Centre to bear cost of vaccinating frontline workers: Modi spells out phase one of vaccine rollout

Four more vaccines in the pipeline, public representatives not included in Phase 1

New Delhi, January 10

Prime Minister Narendra Modi announced highlights of his government’s plan to rollout vaccines for the coronavirus on Monday.

In his virtual meeting with chief ministers to discuss vaccine plans, Modi said two vaccinations that were manufactured locally had already been approved for emergency use, and that four others would be eventually rolled out as well.

The two that were approved, he claimed, were cost effective and were more suited to India’s needs.

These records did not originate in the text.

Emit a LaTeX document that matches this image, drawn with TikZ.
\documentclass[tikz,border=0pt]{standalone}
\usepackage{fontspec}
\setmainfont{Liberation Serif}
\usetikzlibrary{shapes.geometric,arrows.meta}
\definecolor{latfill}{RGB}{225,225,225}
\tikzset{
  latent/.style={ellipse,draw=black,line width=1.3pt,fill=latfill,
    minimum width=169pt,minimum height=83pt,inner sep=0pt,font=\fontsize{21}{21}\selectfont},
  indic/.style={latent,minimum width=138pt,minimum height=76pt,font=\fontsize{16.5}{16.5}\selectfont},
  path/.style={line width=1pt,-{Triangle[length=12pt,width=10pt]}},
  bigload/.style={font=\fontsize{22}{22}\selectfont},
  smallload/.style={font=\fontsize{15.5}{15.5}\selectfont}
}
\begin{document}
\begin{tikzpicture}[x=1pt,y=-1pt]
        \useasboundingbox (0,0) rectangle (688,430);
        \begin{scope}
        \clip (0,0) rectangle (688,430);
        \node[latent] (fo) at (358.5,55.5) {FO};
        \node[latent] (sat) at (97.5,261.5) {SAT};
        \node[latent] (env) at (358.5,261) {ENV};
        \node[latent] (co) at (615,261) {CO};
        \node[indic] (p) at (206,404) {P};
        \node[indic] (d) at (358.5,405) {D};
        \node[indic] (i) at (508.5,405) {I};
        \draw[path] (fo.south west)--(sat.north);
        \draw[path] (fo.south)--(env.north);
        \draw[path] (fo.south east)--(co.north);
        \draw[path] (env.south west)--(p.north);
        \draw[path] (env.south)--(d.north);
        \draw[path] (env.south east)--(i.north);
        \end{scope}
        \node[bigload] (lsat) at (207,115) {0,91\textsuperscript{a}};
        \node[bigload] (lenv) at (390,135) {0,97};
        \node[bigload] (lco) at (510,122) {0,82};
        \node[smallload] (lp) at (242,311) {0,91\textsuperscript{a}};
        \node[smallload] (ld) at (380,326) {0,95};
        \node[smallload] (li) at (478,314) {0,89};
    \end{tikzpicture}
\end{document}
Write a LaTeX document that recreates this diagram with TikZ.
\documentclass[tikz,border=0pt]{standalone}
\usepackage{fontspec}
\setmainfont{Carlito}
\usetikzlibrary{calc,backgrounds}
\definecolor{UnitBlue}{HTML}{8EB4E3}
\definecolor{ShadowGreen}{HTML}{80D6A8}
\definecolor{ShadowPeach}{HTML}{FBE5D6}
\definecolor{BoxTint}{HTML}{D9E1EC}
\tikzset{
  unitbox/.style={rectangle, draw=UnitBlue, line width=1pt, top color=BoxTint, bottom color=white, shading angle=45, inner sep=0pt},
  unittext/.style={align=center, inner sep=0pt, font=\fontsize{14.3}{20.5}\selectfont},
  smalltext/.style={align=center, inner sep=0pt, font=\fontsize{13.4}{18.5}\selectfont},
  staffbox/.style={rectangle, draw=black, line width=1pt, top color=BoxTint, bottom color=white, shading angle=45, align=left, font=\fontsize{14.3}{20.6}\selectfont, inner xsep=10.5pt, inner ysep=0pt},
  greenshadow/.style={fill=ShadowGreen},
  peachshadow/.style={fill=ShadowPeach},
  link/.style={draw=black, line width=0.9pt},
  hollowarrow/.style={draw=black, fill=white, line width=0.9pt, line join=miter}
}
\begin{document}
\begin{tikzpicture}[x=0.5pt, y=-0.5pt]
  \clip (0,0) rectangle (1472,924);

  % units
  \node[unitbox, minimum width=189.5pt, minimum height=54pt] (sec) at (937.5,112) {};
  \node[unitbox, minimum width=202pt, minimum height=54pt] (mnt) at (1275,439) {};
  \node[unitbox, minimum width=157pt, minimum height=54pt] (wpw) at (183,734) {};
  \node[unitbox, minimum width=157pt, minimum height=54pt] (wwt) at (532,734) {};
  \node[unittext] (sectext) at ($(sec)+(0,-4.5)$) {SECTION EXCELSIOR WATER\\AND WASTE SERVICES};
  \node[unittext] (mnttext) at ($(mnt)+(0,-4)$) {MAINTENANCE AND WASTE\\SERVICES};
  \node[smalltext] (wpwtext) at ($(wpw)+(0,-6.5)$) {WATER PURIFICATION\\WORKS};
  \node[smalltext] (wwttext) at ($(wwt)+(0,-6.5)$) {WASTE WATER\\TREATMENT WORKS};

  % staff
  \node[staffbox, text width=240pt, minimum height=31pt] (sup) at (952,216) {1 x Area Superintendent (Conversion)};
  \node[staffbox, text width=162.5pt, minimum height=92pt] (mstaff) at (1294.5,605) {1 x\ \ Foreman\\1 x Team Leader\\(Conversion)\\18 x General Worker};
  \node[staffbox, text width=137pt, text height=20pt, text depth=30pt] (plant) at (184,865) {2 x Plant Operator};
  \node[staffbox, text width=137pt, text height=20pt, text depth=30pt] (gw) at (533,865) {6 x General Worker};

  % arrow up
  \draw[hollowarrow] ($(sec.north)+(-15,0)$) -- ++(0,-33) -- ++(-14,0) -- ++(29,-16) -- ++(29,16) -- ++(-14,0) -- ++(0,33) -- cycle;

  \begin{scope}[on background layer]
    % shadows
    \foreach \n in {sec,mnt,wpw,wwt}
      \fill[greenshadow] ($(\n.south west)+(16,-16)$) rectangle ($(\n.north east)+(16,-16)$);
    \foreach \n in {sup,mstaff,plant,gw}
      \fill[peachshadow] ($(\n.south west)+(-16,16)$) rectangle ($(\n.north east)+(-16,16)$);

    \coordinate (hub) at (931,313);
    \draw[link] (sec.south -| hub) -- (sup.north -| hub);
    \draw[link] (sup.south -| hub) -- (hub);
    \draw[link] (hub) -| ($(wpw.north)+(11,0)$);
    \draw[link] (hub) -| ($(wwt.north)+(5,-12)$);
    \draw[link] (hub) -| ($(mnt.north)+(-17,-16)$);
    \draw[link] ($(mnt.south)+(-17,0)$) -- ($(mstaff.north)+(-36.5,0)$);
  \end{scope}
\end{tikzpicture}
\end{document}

 “Our experts have taken all precautions to provide the countrymen with effective vaccines,” he said.

His government, he said, aims at vaccinating 3 crore people in the initial stages of rollout that begins on January 16. The people to be vaccinated first are what his government refers to as “corona warriors”---frontline workers, including health workers.

However, public representatives will not come under this category, he said.

The central government will bear the costs of the first phase of vaccinating frontline workers, he said.

"India is entering a decisive phase of vaccination in the fight against COVID-19," he said. 

He claimed that vaccination process has been slow globally---only about 2.5 crore people have been inoculated so far. His government would gradually vaccinate larger groups of people in the next few months, he said.

“We aim to vaccinate 30 crore citizens in next few months,” he said.

He said India had completed dry runs in almost districts of the country.

“States must ensure no rumours regarding vaccination get spread. Social and religious groups need to be involved in this,” he said.

Drug Controller General of India, the country’s federal drug regulator, has so far approved two vaccinations --- Covishield, a vaccine jointly developed by Oxford and  British-Swedish multinational pharmaceutical Astrazenenca that Pune's Serum Institute of India will manufacture for the country, and ‘Covaxin’, an indigenously developed vaccination by Bharat Biotech in collaboration with the Indian Council for Medical Research---for restricted emergency use. While the first vaccination has already completed trials and has shown an average of 70 per cent efficacy in two doses, the second one, ‘Covaxin’, is still in Phase 3 of its trials.

The drug regulator’s approval of a vaccination that is still in Phase 3 of its trials has been controversial, with experts calling the approval premature. ICMR, one of India’s apex body overseeing biomedical research in the country, has since clarified that the approval was in “clinical trial mode”---a term that many experts say they have never heard before.